I saw a news story recently about the sale of a rare Eid Mar aureus; you can read all about such coins here:
Marcus Brutus had declared to Cassius that “On the Ides of March I gave my own life to my country, and since then, for her sake, I have lived another life of liberty and glory” (Plutarch, Life of Brutus, XL.8). Fittingly, therefore, on the reverse of the denarius above is the embossed legend EID MAR (Eidibus Martiis), which abbreviates the Ides of March, the day that Caesar had been assassinated in 44 BC. […]
My question, of course, was “Why Eid rather than Id?” Fortunately, that question was asked on Quora and answered by Will Scathlocke:
Eidus is just an older way of spelling idus. A living language evolves, and what had initially been the diphthong /ei/, by the first century B.C. had been monophthongised to /i/ and most people had updated their spelling accordingly. When Brutus struck his coin, eidibus martiis, “on the Ides of March”, was just old-fashioned spelling. After all, there are still a few people left today, who write “cocoanut” while you no doubt, who have moved with the times, spell it “coconut”. As for me, who am behind the times, I still write “cocoanut” because that is how my teachers, who themselves were behind the times, taught me to spell it. As to the abbreviation itself, the Romans seem to have abbreviated words in slightly arbitrary fashion instead of by inflexible rule. (E)id was just how they abbreviated the word.
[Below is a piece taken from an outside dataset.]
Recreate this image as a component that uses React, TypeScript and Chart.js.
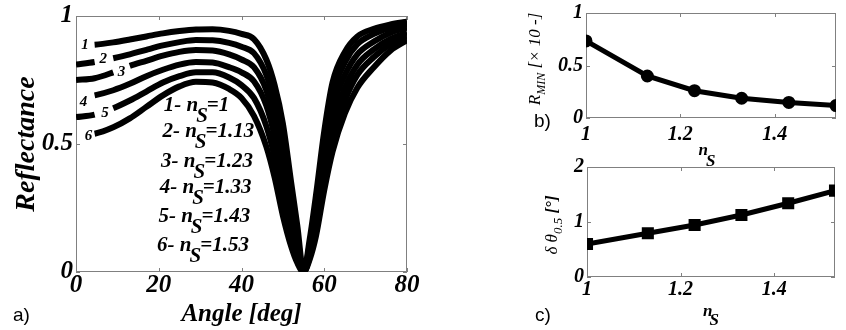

The OED updated its entry in November 2010:
Etymology: < classical Latin Īdūs, feminine plural noun ( < the same Italic base as Oscan eiduis (dative/ablative plural), further etymology unknown (perhaps an Etruscan loanword)); subsequently reinforced by its reflex Anglo-Norman and Middle French ides, Middle French ydes (French ides) (c1119 in Anglo-Norman; in Anglo-Norman and Old French also in singular ide). Compare Italian idi, plural noun (14th cent.).